News

Flexible learning at any age

“Anyone who stops learning is old, whether at twenty or eighty. Anyone who keeps learning stays young” – Henry Ford

 Education is the gift that keeps on giving. It keeps our mind alive, our imagination energised, and our sense of self-awareness and self-worth healthy. What’s not to love?

The 21st century has changed the education game and the linear model of academic development is effectively redundant in this day and age. With the platform for education transcending the four walls of a classroom and taking up residence in the digital space, a new era of education has been ushered in to cater for a much wider demographic.

A major benefit is that education is being pursued and enjoyed by adult learners who play a very important role in our economy and comprise roughly half of the domestic student population.

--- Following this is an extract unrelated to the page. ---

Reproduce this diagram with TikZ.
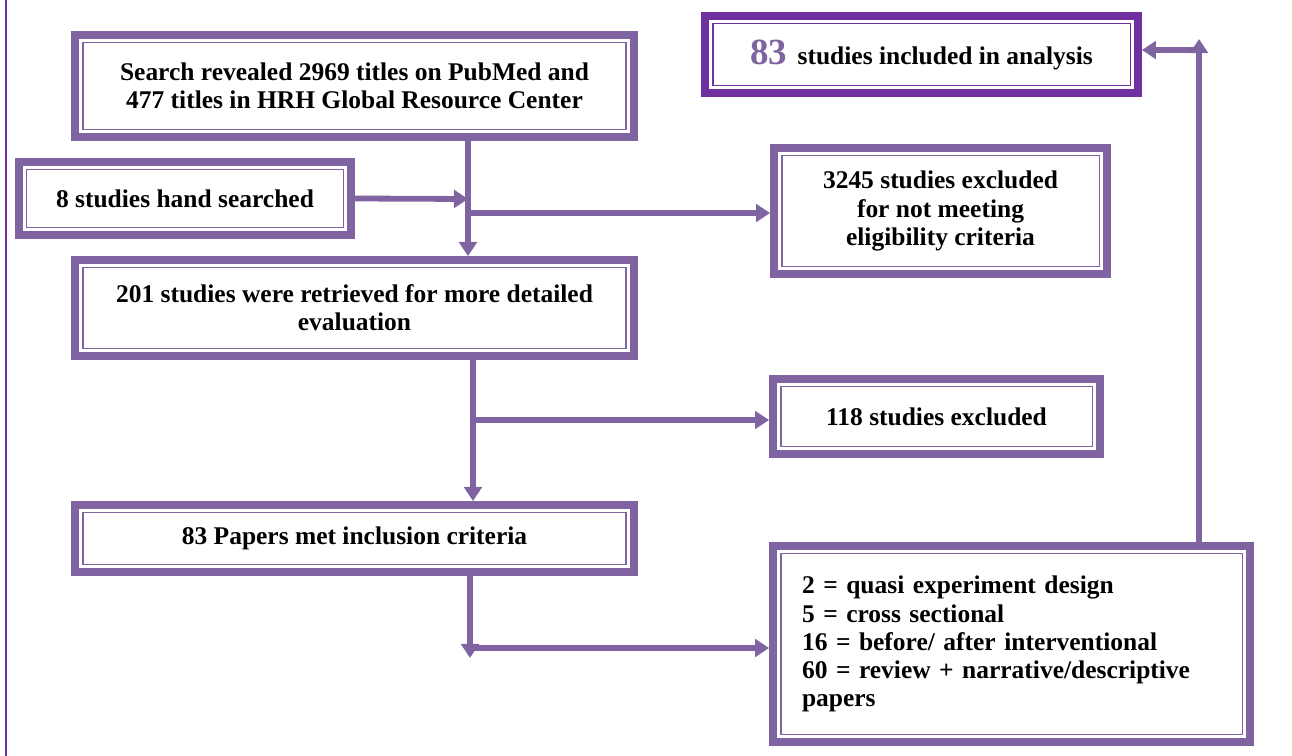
\documentclass[tikz,border=0pt]{standalone}
\usepackage{fontspec}
\setmainfont{Liberation Serif}
\usetikzlibrary{arrows.meta, calc}

\definecolor{boxc}{HTML}{8064A2}
\definecolor{darkc}{HTML}{7030A0}

\tikzset{
	box/.style = {draw=#1, line width=4.5pt, fill=white, inner sep=0pt, align=center,
		font=\bfseries\fontsize{14.5}{16}\selectfont,
		path picture={\draw[#1, line width=1.1pt]
			([shift={(0.15cm,0.15cm)}]path picture bounding box.south west) rectangle
			([shift={(-0.15cm,-0.15cm)}]path picture bounding box.north east);}},
	box/.default = boxc,
	flow/.style = {draw=boxc, line width=3.3pt, -{Triangle[length=8pt,width=10pt]}}
}

\begin{document}
\begin{tikzpicture} [x = 0.02cm, y = -0.02cm]

	\useasboundingbox (0, 0) rectangle (1292, 756);

	% page rule on the left
	\draw[darkc, line width=1.7pt] (6, 0) -- (6, 756);

% Boxes.

	\node [box, minimum width=11.18cm, minimum height=2.04cm] (search) at (354.5, 86)
		{Search revealed 2969 titles on PubMed and\\477 titles in HRH Global Resource Center};
	\node [box, minimum width=6.64cm, minimum height=1.46cm] (hand) at (185, 198.5)
		{8 studies hand searched};
	\node [box, minimum width=11.18cm, minimum height=1.92cm] (retr) at (354.5, 308)
		{201 studies were retrieved for more detailed\\evaluation};
	\node [box, minimum width=11.18cm, minimum height=1.34cm] (papers) at (354.5, 538.5)
		{83 Papers met inclusion criteria};

	\node [box=darkc, minimum width=8.66cm, minimum height=1.54cm] (incl) at (921.5, 54.5)
		{\textcolor{boxc}{\fontsize{21}{21}\selectfont 83}\, studies included in analysis};
	\node [box, minimum width=6.66cm, minimum height=2.52cm] (exclA) at (940.5, 211)
		{3245 studies excluded\\for not meeting\\eligibility criteria};
	\node [box, minimum width=6.54cm, minimum height=1.5cm] (exclB) at (936.5, 416.5)
		{118 studies excluded};
	\node [box, minimum width=9.54cm, minimum height=3.92cm, text width=8.38cm, align=left] (design) at (1011.5, 644)
		{2 = quasi experiment design\\5 = cross sectional\\16 = before/ after interventional\\60 = review + narrative/descriptive\\papers\\[-6pt]};

% Junctions.

	\coordinate (handIn) at (468, 199);
	\coordinate (exclAOut) at (468, 213);
	\coordinate (exclBOut) at (473, 420);
	\coordinate (designOut) at (470, 648);
	\coordinate (designTip) at (470, 658);
	\coordinate (inclIn) at (1199, 50);
	\coordinate (inclTip) at (1199, 39);

% Draw connectors.

	\draw[flow] (search.south -| handIn) -- (retr.north -| handIn);
	\draw[flow] (hand.east) -- (handIn);
	\draw[flow] (exclAOut) -- (exclAOut -| exclA.west);

	\draw[flow] (retr.south -| exclBOut) -- (papers.north -| exclBOut);
	\draw[flow] (exclBOut) -- (exclBOut -| exclB.west);

	\draw[flow] (papers.south -| designOut) -- (designTip);
	\draw[flow] (designOut) -- (designOut -| design.west);

	\draw[flow] (design.north -| inclIn) -- (inclTip);
	\draw[flow] (inclIn) -- (inclIn -| incl.east);

\end{tikzpicture}
\end{document}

With an ageing population and an increasingly competitive professional environment, learning for all students, regardless of age, has never been more important. From 16 to 60+, all members of the New Zealand work community are valuable – our economy depends on a highly skilled, diverse and adaptable workforce.

For years, accessing flexible education was a challenge for many, particularly adult learners juggling other key responsibilities. Online learning has meant that people are able to return to education at any age, on any day, at any time of the year. It’s the sector that never sleeps!

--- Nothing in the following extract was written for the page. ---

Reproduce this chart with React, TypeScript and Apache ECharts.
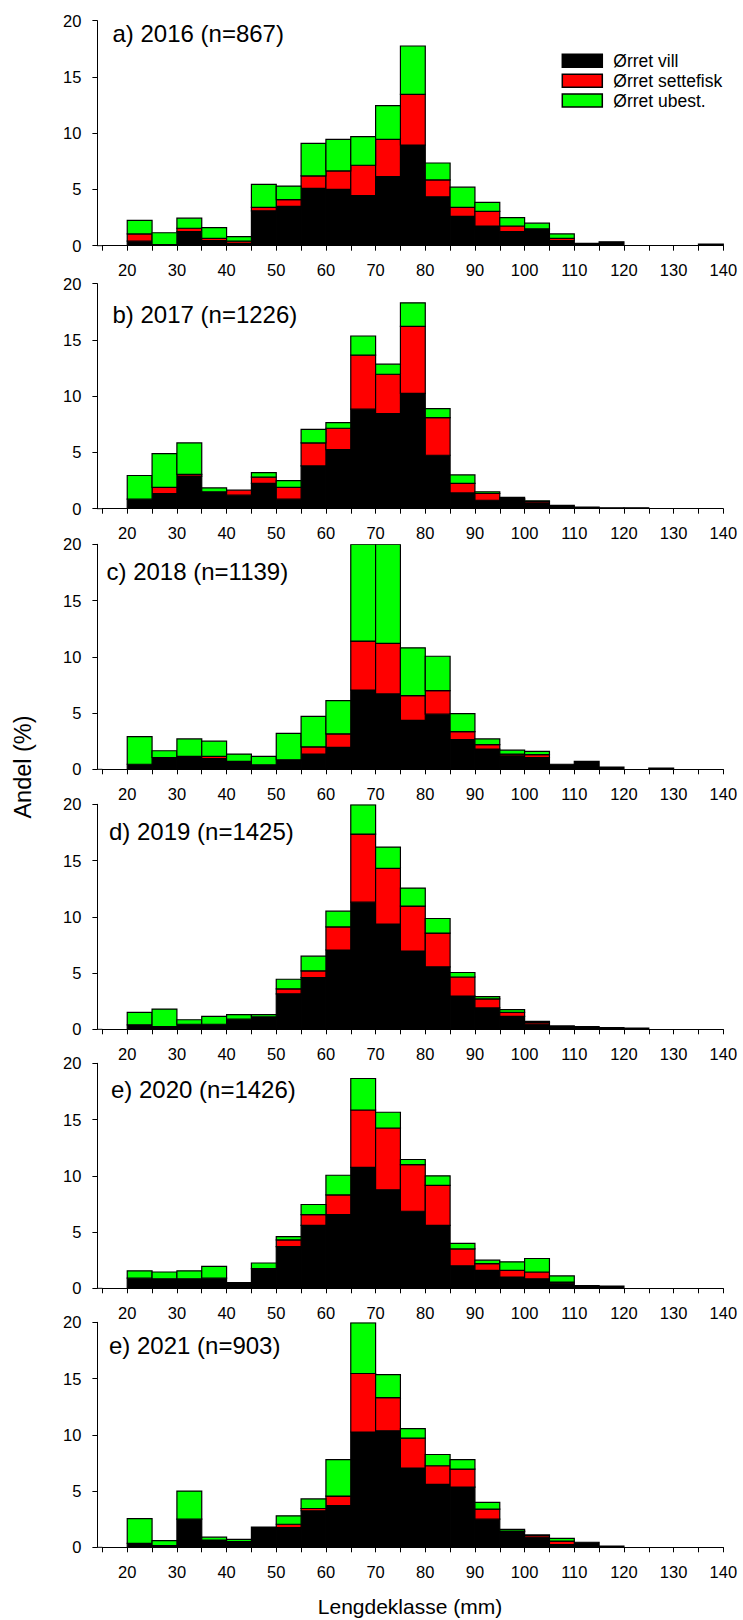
import React, { useEffect, useRef } from "react";
import * as echarts from "echarts";

// Length classes (lower bound, mm); every class is 5 mm wide
const binStarts = [20, 25, 30, 35, 40, 45, 50, 55, 60, 65, 70, 75, 80, 85, 90, 95, 100, 105, 110, 115, 120, 125, 130, 135];
const binWidth = 5;

const seriesNames = ["Ørret vill", "Ørret settefisk", "Ørret ubest."];
const seriesColors = ["#000000", "#ff0000", "#00ff00"];

const panelTitles = [
  "a) 2016 (n=867)",
  "b) 2017 (n=1226)",
  "c) 2018 (n=1139)",
  "d) 2019 (n=1425)",
  "e) 2020 (n=1426)",
  "e) 2021 (n=903)",
];

// Share (%) per length class
const vill2016 = [0.4, 0.1, 1.25, 0.45, 0.2, 3.1, 3.5, 5.1, 5.0, 4.45, 6.15, 8.95, 4.35, 2.6, 1.75, 1.25, 1.45, 0.45, 0.2, 0.35, 0, 0, 0, 0.15];
const sette2016 = [0.65, 0, 0.3, 0.2, 0.2, 0.3, 0.6, 1.1, 1.65, 2.7, 3.3, 4.5, 1.5, 0.8, 1.3, 0.5, 0.05, 0.2, 0, 0, 0, 0, 0, 0];
const ubest2016 = [1.2, 1.05, 0.9, 0.95, 0.4, 2.05, 1.2, 2.9, 2.8, 2.55, 3.0, 4.3, 1.5, 1.8, 0.8, 0.75, 0.5, 0.4, 0, 0, 0, 0, 0, 0];

const vill2017 = [0.85, 1.35, 2.9, 1.4, 1.2, 2.25, 0.85, 3.8, 5.25, 8.85, 8.45, 10.25, 4.75, 1.4, 0.75, 0.8, 0.45, 0.2, 0.15, 0.08, 0.08, 0, 0, 0];
const sette2017 = [0, 0.55, 0.15, 0.1, 0.45, 0.55, 1.05, 2.05, 1.9, 4.8, 3.5, 5.95, 3.35, 0.85, 0.6, 0.1, 0.15, 0.1, 0, 0, 0, 0, 0, 0];
const ubest2017 = [2.1, 3.0, 2.8, 0.35, 0, 0.4, 0.6, 1.2, 0.5, 1.7, 0.9, 2.1, 0.8, 0.75, 0.15, 0.1, 0.1, 0, 0, 0, 0, 0, 0, 0];

const vill2018 = [0.45, 1.05, 1.15, 0.95, 0.7, 0.4, 0.85, 1.35, 1.95, 7.05, 6.7, 4.35, 4.9, 2.65, 1.8, 1.2, 1.05, 0.45, 0.7, 0.2, 0, 0.1, 0, 0];
const sette2018 = [0, 0, 0, 0.2, 0, 0, 0, 0.65, 1.2, 4.35, 4.5, 2.2, 2.1, 0.7, 0.4, 0.15, 0.25, 0, 0, 0, 0, 0, 0, 0];
const ubest2018 = [2.45, 0.6, 1.55, 1.35, 0.65, 0.75, 2.35, 2.7, 2.95, 8.6, 8.8, 4.25, 3.05, 1.6, 0.5, 0.35, 0.3, 0, 0, 0, 0, 0, 0, 0];

const vill2019 = [0.4, 0.25, 0.45, 0.45, 0.9, 1.1, 3.15, 4.6, 7.05, 11.3, 9.35, 6.95, 5.55, 2.95, 1.9, 1.15, 0.45, 0.3, 0.25, 0.15, 0.1, 0, 0, 0];
const sette2019 = [0, 0, 0, 0, 0, 0, 0.45, 0.6, 2.05, 6.05, 4.95, 4.0, 3.0, 1.7, 0.8, 0.35, 0.15, 0, 0, 0, 0, 0, 0, 0];
const ubest2019 = [1.1, 1.55, 0.4, 0.7, 0.4, 0.2, 0.85, 1.3, 1.4, 2.6, 1.9, 1.6, 1.3, 0.4, 0.2, 0.25, 0.1, 0, 0, 0, 0, 0, 0, 0];

const vill2020 = [0.9, 0.85, 0.85, 0.9, 0.5, 1.75, 3.7, 5.6, 6.55, 10.75, 8.75, 6.85, 5.6, 2.0, 1.6, 1.0, 0.85, 0.45, 0.25, 0.2, 0, 0, 0, 0];
const sette2020 = [0, 0, 0, 0, 0, 0, 0.6, 0.95, 1.75, 5.1, 5.5, 4.15, 3.55, 1.5, 0.6, 0.6, 0.6, 0.1, 0, 0, 0, 0, 0, 0];
const ubest2020 = [0.65, 0.6, 0.7, 1.05, 0, 0.5, 0.3, 0.9, 1.75, 2.8, 1.4, 0.45, 0.85, 0.5, 0.3, 0.75, 1.2, 0.55, 0, 0, 0, 0, 0, 0];

const vill2021 = [0.35, 0.15, 2.5, 0.65, 0.5, 1.8, 1.75, 3.25, 3.7, 10.25, 10.35, 7.05, 5.6, 5.35, 2.5, 1.4, 0.9, 0.25, 0.45, 0.1, 0, 0, 0, 0];
const sette2021 = [0, 0, 0, 0, 0, 0, 0.3, 0.2, 0.85, 5.2, 2.95, 2.65, 1.65, 1.6, 0.9, 0.05, 0.15, 0.3, 0, 0, 0, 0, 0, 0];
const ubest2021 = [2.2, 0.45, 2.5, 0.25, 0.2, 0, 0.75, 0.85, 3.25, 4.5, 2.05, 0.85, 1.0, 0.85, 0.6, 0.15, 0.05, 0.25, 0, 0, 0, 0, 0, 0];

const panels = [
  [vill2016, sette2016, ubest2016],
  [vill2017, sette2017, ubest2017],
  [vill2018, sette2018, ubest2018],
  [vill2019, sette2019, ubest2019],
  [vill2020, sette2020, ubest2020],
  [vill2021, sette2021, ubest2021],
];

const xTickValues = { min: 15, max: 140, interval: 5 };
const yTickValues = { min: 0, max: 20, interval: 5 };

// Layout
const W = 743;
const H = 1620;
const FONT = "'Liberation Sans', Arial, sans-serif";
const gridLeft = 102.4;
const gridWidth = 620.9;
const gridHeight = 225;
const yAxisOffset = 5;
const gridTops = [20.7, 283.7, 544.3, 804.3, 1063.3, 1322.3];
const titleX = [112.5, 112.5, 106.5, 109, 111, 109];
const titleY = [33.3, 314.7, 571, 831, 1089, 1345];
const legendBoxX = 562.3;
const legendBoxY = [54.3, 74.2, 94];
const legendTextX = 613.3;

function textEl(text: string, x: number, y: number, size: number, align: string, extra: any = {}) {
  return {
    type: "text",
    x,
    y,
    ...extra,
    style: {
      text,
      fill: "#000",
      fontSize: size,
      fontFamily: FONT,
      align,
      verticalAlign: "middle",
      textAlign: align,
      textVerticalAlign: "middle",
    },
  };
}

function buildOption() {
  const grid: any[] = [];
  const xAxis: any[] = [];
  const yAxis: any[] = [];
  const series: any[] = [];
  const graphic: any[] = [];

  panels.forEach((groups, p) => {
    grid.push({ left: gridLeft, top: gridTops[p], width: gridWidth, height: gridHeight });
    xAxis.push({
      type: "value",
      gridIndex: p,
      ...xTickValues,
      axisLine: { show: true, onZero: false, lineStyle: { color: "#000", width: 1 } },
      axisTick: { show: true, inside: false, length: 5, lineStyle: { color: "#000", width: 1 } },
      axisLabel: {
        margin: 16,
        fontSize: 16.5,
        fontFamily: FONT,
        color: "#000",
        showMinLabel: true,
        showMaxLabel: true,
        formatter: (v: number) => (v % 10 === 0 ? String(v) : ""),
      },
      splitLine: { show: false },
    });
    yAxis.push({
      type: "value",
      gridIndex: p,
      ...yTickValues,
      offset: yAxisOffset,
      axisLine: { show: true, lineStyle: { color: "#000", width: 1 } },
      axisTick: { show: true, inside: false, length: 5, lineStyle: { color: "#000", width: 1 } },
      axisLabel: { margin: 16, fontSize: 16.5, fontFamily: FONT, color: "#000" },
      splitLine: { show: false },
    });

    // join the offset y axis to the baseline
    const baseY = gridTops[p] + gridHeight;
    graphic.push({
      type: "line",
      shape: { x1: gridLeft - yAxisOffset, y1: baseY, x2: gridLeft, y2: baseY },
      style: { stroke: "#000", lineWidth: 1 },
    });

    // Stack the three groups: each data item is [classStart, lower, upper]
    const cumulative = binStarts.map(() => 0);
    groups.forEach((vals, k) => {
      const data = binStarts.map((x0, i) => {
        const lo = cumulative[i];
        const hi = lo + vals[i];
        cumulative[i] = hi;
        return [x0, lo, hi];
      });
      series.push({
        type: "custom",
        name: seriesNames[k],
        xAxisIndex: p,
        yAxisIndex: p,
        clip: true,
        encode: { x: 0, y: [1, 2] },
        itemStyle: { color: seriesColors[k], borderColor: "#000", borderWidth: 1.2 },
        data,
        renderItem: (params: any, api: any) => {
          const x0 = api.value(0);
          const lo = api.value(1);
          const hi = api.value(2);
          if (!(hi - lo > 0)) return null;
          const a = api.coord([x0, hi]);
          const b = api.coord([x0 + binWidth, lo]);
          return {
            type: "rect",
            shape: { x: a[0], y: a[1], width: b[0] - a[0], height: b[1] - a[1] },
            style: { fill: seriesColors[k], stroke: "#000", lineWidth: 1.2 },
          };
        },
      });
    });
  });

  panelTitles.forEach((t, p) => graphic.push(textEl(t, titleX[p], titleY[p], 24, "left")));
  graphic.push(textEl("Andel (%)", 23, 767, 23.5, "center", { rotation: Math.PI / 2 }));
  graphic.push(textEl("Lengdeklasse (mm)", 410, 1606, 21, "center"));

  // Key for the three groups, placed inside panel a
  seriesNames.forEach((name, k) => {
    graphic.push({
      type: "rect",
      shape: { x: legendBoxX, y: legendBoxY[k], width: 40, height: 13 },
      style: { fill: seriesColors[k], stroke: "#000", lineWidth: 1.5 },
    });
    graphic.push(textEl(name, legendTextX, legendBoxY[k] + 6.5, 17.5, "left"));
  });

  return {
    animation: false,
    backgroundColor: "#ffffff",
    color: seriesColors,
    textStyle: { fontFamily: FONT },
    grid,
    xAxis,
    yAxis,
    series,
    graphic,
  };
}

export default function App() {
  const ref = useRef<HTMLDivElement>(null);
  useEffect(() => {
    if (!ref.current) return;
    const chart = echarts.init(ref.current, undefined, { renderer: "svg", width: W, height: H });
    chart.setOption(buildOption() as any);
    return () => {
      chart.dispose();
    };
  }, []);
  return (
    <div
      ref={ref}
      style={{ position: "absolute", left: 0, top: 0, width: W, height: H, background: "#fff" }}
    />
  );
}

With less barriers to access for adult learners in particular, including the elimination of a need to travel and study being possible at any hour of the day, adult learners – classified as students 25 and over – are now able to make study work around their schedule in a cost and time effective fashion.

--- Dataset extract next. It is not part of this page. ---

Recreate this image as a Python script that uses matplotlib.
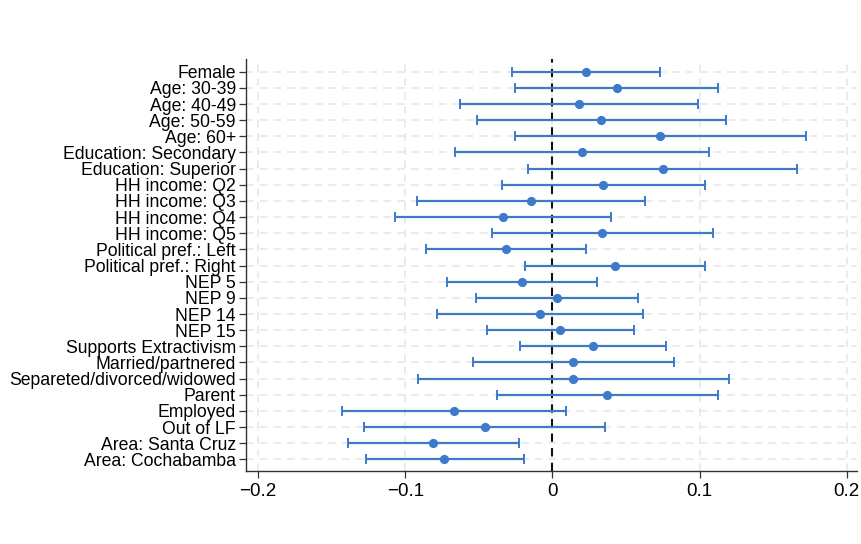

For parents, this means not having to hire help or ask for unpaid time off work to complete assignments or participate in tutorials. This new paradigm is also a relief for many who were previously caught by having to follow a rigid programme that created restrictions in other areas of their lives – such as spending time with children or achieving the ever-elusive work life balance.

Ultimately, education should never discriminate as every individual deserves the chance to feed their mind and follow their dreams.